■ **TASK DETAILS**: Check each line below for the word "with", and copy those that have it.

■ **GIVEN INFORMATION**:
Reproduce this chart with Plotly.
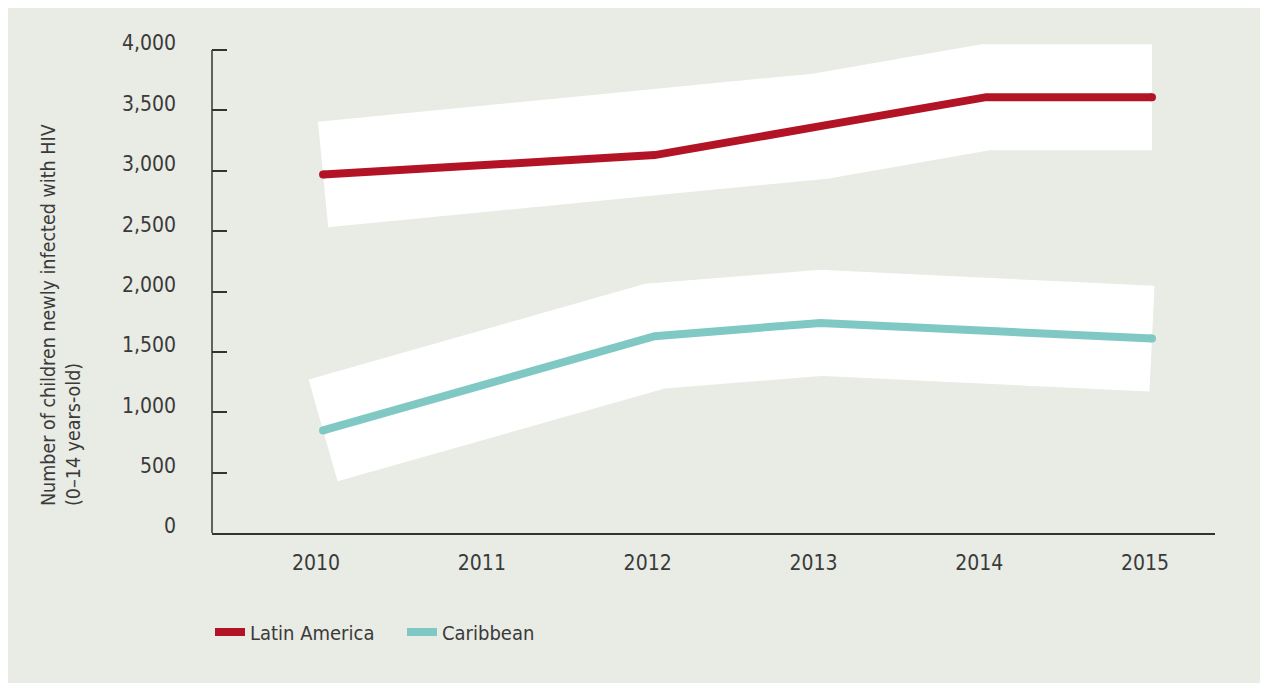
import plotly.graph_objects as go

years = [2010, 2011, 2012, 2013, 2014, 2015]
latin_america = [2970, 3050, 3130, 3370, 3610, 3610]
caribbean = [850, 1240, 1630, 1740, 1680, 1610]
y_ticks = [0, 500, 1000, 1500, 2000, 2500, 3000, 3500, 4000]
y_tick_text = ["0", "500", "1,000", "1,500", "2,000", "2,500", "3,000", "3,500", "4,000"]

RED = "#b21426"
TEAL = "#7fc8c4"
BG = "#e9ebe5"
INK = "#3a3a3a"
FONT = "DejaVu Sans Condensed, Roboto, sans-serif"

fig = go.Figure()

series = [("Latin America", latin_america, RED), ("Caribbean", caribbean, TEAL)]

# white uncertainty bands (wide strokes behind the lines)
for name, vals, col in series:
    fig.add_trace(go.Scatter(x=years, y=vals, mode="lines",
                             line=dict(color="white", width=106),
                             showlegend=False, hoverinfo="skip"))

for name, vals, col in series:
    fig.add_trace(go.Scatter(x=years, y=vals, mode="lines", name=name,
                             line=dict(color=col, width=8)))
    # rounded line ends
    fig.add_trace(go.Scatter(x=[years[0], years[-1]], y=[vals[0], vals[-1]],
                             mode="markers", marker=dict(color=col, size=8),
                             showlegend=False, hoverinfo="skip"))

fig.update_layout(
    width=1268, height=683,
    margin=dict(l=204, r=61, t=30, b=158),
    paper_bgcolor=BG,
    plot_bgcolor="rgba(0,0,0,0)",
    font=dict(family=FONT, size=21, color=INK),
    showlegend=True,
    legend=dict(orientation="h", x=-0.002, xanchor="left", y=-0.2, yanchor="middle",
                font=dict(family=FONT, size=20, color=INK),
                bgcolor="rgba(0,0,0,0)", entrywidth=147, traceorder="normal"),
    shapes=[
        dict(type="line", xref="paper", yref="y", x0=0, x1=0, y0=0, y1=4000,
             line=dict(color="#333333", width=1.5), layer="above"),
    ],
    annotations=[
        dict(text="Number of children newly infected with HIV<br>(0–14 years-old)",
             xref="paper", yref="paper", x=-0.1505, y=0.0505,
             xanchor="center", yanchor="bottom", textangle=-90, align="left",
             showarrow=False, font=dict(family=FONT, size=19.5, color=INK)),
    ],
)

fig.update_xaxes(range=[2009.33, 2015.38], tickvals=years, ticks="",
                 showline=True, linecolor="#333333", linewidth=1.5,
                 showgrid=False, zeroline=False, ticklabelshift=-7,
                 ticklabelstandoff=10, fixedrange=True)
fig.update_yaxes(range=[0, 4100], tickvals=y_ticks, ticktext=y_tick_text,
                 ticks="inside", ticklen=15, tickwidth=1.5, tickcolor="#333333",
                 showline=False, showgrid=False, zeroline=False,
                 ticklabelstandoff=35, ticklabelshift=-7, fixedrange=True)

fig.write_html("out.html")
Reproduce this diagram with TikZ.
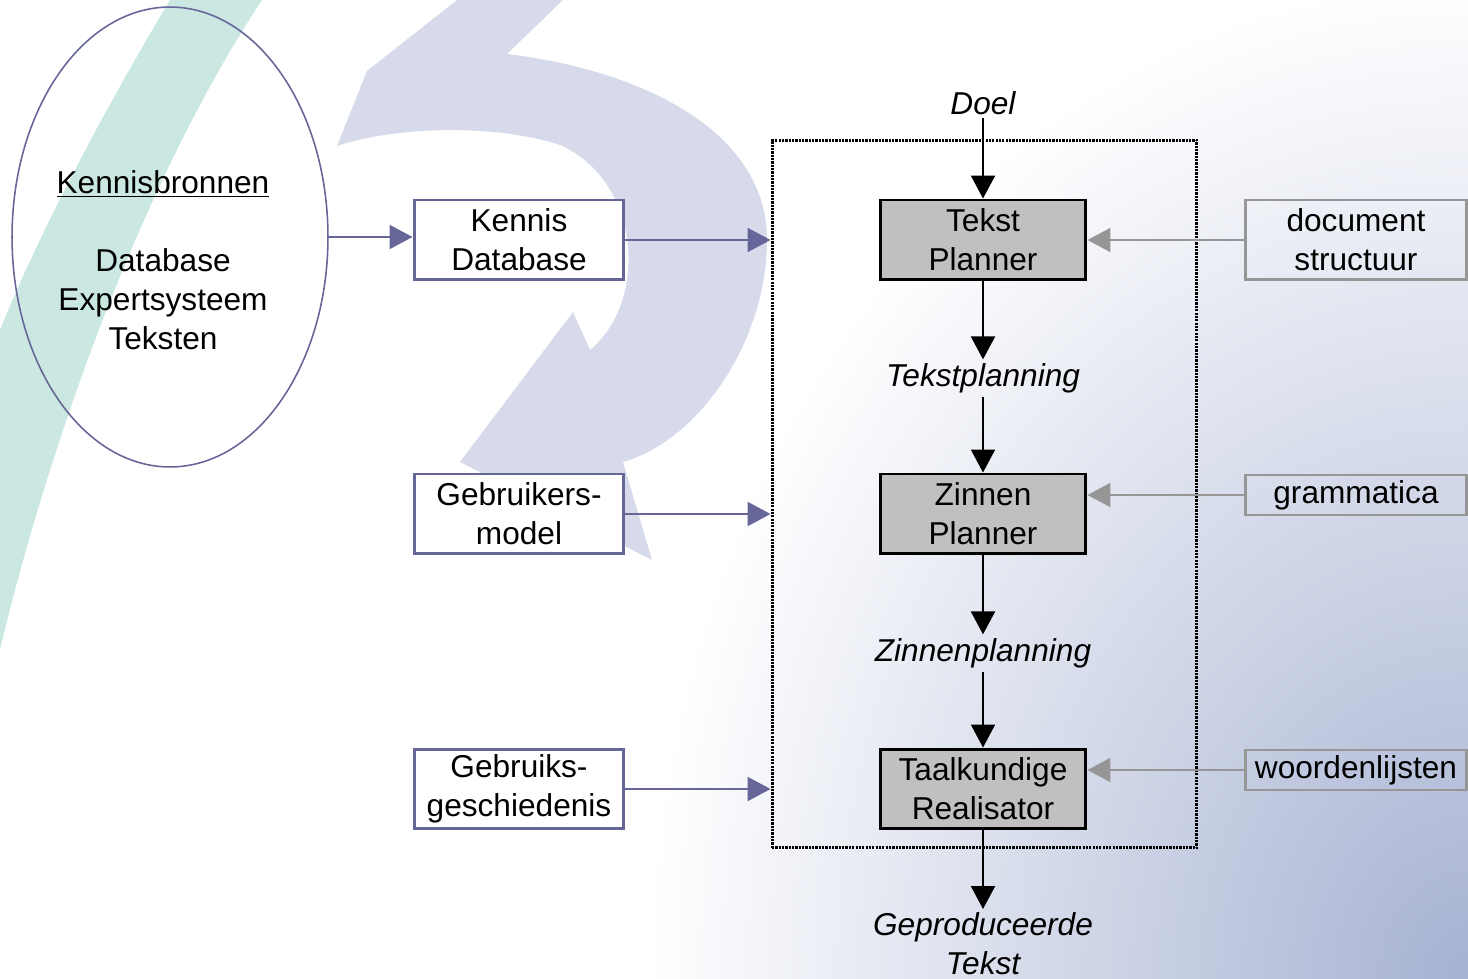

■ **EXERCISE RESULT**:
Reproduce this chart with Plotly.
        dict(text="Number of children newly infected with HIV<br>(0–14 years-old)",
Reproduce this diagram with TikZ.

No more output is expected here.